HMY Iolaire

During my journeys on bicycle, foot, and boat through the Outer Hebrides it seems i have never been far away at all from a monument, cairn, or artwork commemorating struggle, resistance, heroism, or grief.

Not only are the stories and circumstances themselves profoundly moving, but the design of the memorials has often left me in awe of their overwhelming simplicity of design.

I am unable to comprehend the thought of surviving service in the Great War, being within sight of home and family onboard HMY Iolaire as she approached Stornoway, and then the horror of her running aground on rocks just off Holm.

The history of Lewis changed forever at 1.55am on 1 January 1919.

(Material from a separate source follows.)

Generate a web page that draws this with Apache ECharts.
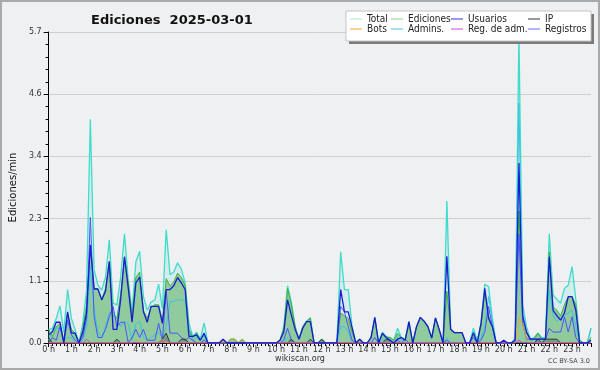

This installation, the exact shape and size of the vessel, commemorates the loss of the Iolaire. 280 posts. One for each person on board. 201 died. Portraits of the dead and of the survivors, and therein some utterly remarkable tales of heroism in those terrible winter seas as men tried to swim for their lives, hang in cafes, information centres, museums, and restaurants around the island. One of them, John F. Macleod from Ness saved 40 lives, swimming ashore with a heaving line, along which many of the survivors made their way to safety.

The poem ‘An Iolaire’, describes the wives of the sailors finding their men washed up on the shore the next day.

The Islands lost the best part of a generations worth of its young men that night.